### Task instructions:
Nothing but the lines from the top of the data to the line holding "import seaborn as sns" should be printed, word for word and both ends included; leave the pictures out.

### Data excerpt:
--- --- ---

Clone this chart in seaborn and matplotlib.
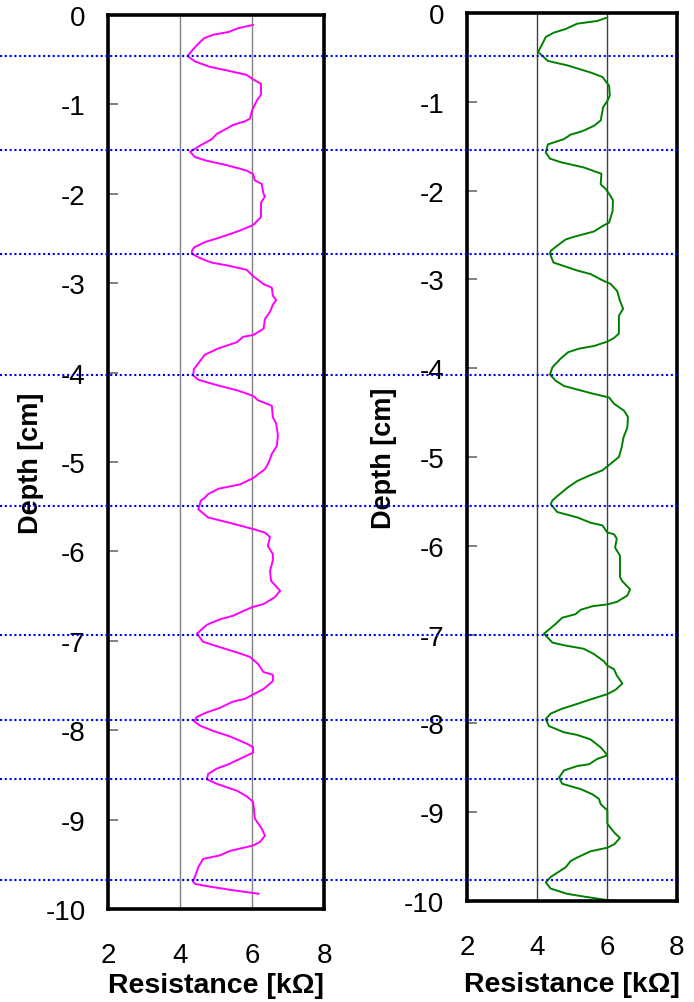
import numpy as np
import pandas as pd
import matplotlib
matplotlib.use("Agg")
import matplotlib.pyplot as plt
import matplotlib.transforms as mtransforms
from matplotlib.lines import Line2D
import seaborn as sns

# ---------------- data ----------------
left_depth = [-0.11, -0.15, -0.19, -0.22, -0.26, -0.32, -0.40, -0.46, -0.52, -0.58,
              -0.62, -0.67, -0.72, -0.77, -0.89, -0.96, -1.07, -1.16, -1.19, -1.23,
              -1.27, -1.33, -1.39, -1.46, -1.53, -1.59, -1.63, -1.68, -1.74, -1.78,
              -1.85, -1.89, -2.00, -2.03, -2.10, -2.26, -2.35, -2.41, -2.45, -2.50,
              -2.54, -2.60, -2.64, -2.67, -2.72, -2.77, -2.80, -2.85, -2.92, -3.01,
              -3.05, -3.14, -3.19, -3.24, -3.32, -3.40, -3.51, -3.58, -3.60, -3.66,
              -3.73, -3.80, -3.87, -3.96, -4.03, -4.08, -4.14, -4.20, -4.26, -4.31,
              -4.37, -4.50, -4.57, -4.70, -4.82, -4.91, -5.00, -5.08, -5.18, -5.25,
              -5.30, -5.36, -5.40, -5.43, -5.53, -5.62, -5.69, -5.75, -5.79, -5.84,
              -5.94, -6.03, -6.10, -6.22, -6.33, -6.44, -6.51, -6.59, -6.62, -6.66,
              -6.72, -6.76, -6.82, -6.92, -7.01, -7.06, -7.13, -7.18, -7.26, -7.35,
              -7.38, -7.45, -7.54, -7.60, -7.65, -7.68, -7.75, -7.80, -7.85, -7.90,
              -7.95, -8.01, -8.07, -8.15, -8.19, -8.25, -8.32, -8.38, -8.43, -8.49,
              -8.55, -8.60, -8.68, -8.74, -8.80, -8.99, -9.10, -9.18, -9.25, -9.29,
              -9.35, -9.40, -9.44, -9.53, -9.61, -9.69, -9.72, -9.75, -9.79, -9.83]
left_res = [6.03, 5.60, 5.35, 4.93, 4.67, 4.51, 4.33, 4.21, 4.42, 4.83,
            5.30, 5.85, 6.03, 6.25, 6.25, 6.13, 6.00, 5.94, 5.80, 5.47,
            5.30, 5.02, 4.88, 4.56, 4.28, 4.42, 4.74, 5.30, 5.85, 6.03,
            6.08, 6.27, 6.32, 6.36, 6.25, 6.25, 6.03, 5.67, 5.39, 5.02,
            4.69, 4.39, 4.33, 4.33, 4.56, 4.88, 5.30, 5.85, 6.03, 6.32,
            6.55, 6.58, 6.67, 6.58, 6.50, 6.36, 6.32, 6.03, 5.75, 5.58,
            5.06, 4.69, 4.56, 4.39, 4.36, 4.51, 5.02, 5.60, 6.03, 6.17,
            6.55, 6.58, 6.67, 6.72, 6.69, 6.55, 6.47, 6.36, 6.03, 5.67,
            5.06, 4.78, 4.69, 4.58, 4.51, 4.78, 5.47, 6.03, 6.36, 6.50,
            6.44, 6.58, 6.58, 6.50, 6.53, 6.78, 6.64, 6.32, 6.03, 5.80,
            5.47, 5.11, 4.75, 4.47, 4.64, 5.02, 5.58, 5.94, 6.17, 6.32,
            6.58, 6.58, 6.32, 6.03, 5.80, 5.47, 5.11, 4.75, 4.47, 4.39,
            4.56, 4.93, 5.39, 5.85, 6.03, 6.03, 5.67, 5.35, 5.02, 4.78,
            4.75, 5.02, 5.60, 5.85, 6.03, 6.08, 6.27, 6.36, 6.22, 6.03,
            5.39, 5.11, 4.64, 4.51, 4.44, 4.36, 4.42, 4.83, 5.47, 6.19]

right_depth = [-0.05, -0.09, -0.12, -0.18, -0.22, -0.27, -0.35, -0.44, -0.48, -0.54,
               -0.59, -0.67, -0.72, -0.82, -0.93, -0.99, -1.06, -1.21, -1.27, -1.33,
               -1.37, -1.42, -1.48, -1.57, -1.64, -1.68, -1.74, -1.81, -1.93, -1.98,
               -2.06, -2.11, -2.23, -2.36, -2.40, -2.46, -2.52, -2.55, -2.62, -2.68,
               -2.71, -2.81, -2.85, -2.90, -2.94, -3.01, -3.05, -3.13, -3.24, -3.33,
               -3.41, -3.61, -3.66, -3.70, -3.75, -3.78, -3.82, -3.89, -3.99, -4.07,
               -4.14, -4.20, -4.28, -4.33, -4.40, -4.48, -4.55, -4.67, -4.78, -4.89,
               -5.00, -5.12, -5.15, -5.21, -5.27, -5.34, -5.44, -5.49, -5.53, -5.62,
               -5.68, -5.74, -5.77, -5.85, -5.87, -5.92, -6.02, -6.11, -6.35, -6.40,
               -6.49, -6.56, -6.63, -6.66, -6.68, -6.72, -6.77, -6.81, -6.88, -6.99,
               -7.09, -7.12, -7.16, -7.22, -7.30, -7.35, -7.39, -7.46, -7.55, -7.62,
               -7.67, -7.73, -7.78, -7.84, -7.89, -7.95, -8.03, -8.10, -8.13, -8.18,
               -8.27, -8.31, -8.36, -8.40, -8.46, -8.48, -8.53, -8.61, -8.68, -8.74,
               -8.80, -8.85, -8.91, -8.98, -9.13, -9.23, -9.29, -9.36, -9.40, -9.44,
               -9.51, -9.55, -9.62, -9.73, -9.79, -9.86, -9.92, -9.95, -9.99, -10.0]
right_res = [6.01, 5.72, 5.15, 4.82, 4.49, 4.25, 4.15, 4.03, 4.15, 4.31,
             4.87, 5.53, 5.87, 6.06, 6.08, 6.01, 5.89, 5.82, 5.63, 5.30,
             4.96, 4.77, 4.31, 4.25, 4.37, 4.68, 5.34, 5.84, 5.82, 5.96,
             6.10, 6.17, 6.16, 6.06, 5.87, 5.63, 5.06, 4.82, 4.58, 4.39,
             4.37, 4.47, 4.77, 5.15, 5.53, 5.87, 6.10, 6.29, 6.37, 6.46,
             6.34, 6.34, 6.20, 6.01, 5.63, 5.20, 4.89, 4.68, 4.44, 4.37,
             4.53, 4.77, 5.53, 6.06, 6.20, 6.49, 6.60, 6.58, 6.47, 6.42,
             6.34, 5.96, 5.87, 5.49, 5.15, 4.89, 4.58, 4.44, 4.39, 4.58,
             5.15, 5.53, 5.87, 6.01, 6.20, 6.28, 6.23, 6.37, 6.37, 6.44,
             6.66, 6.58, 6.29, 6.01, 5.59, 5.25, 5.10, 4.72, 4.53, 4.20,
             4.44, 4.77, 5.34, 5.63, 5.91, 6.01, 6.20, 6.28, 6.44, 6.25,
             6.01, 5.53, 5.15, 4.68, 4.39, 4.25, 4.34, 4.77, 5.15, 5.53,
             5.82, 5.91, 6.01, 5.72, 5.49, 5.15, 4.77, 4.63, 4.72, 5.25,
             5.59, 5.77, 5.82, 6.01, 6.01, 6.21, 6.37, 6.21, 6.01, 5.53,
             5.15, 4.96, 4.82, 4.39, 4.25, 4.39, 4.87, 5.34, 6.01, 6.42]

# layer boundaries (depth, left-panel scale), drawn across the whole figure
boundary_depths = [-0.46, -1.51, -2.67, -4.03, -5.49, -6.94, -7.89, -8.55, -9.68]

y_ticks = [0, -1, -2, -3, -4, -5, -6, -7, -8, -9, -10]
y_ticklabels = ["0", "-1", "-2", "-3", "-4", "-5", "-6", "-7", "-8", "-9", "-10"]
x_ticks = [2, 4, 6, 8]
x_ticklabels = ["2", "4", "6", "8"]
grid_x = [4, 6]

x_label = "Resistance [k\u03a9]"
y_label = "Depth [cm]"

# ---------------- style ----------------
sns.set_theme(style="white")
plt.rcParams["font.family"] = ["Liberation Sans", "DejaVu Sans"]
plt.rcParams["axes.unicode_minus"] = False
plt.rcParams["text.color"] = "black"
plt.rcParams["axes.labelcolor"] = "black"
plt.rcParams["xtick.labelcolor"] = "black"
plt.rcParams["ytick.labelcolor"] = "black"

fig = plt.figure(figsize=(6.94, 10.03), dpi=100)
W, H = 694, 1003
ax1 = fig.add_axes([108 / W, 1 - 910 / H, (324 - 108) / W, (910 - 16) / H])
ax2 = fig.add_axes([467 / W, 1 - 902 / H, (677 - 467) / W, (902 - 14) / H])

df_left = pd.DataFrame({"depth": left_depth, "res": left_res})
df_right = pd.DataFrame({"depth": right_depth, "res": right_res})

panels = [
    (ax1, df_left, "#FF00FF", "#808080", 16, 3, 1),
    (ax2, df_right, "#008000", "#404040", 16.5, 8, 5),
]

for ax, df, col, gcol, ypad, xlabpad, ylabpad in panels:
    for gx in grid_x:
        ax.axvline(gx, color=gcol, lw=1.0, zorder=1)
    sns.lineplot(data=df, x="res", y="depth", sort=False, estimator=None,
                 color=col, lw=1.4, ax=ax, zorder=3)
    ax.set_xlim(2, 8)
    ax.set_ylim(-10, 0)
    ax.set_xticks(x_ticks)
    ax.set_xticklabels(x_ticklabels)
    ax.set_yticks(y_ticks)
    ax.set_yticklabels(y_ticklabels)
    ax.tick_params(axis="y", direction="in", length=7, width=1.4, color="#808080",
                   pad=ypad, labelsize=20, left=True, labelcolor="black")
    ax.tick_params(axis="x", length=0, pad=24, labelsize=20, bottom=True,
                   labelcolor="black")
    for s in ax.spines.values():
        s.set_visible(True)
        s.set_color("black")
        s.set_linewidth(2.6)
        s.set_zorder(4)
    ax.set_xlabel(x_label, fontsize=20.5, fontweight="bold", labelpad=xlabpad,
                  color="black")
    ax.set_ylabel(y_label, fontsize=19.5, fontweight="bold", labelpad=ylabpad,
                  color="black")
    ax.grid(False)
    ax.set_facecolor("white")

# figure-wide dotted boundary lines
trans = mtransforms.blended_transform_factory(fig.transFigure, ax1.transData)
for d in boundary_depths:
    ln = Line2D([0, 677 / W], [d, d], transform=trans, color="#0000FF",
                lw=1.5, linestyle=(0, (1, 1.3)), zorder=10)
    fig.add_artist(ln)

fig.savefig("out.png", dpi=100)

--- --- ---

### The reply:
Clone this chart in seaborn and matplotlib.
import numpy as np
import pandas as pd
import matplotlib
matplotlib.use("Agg")
import matplotlib.pyplot as plt
import matplotlib.transforms as mtransforms
from matplotlib.lines import Line2D
import seaborn as sns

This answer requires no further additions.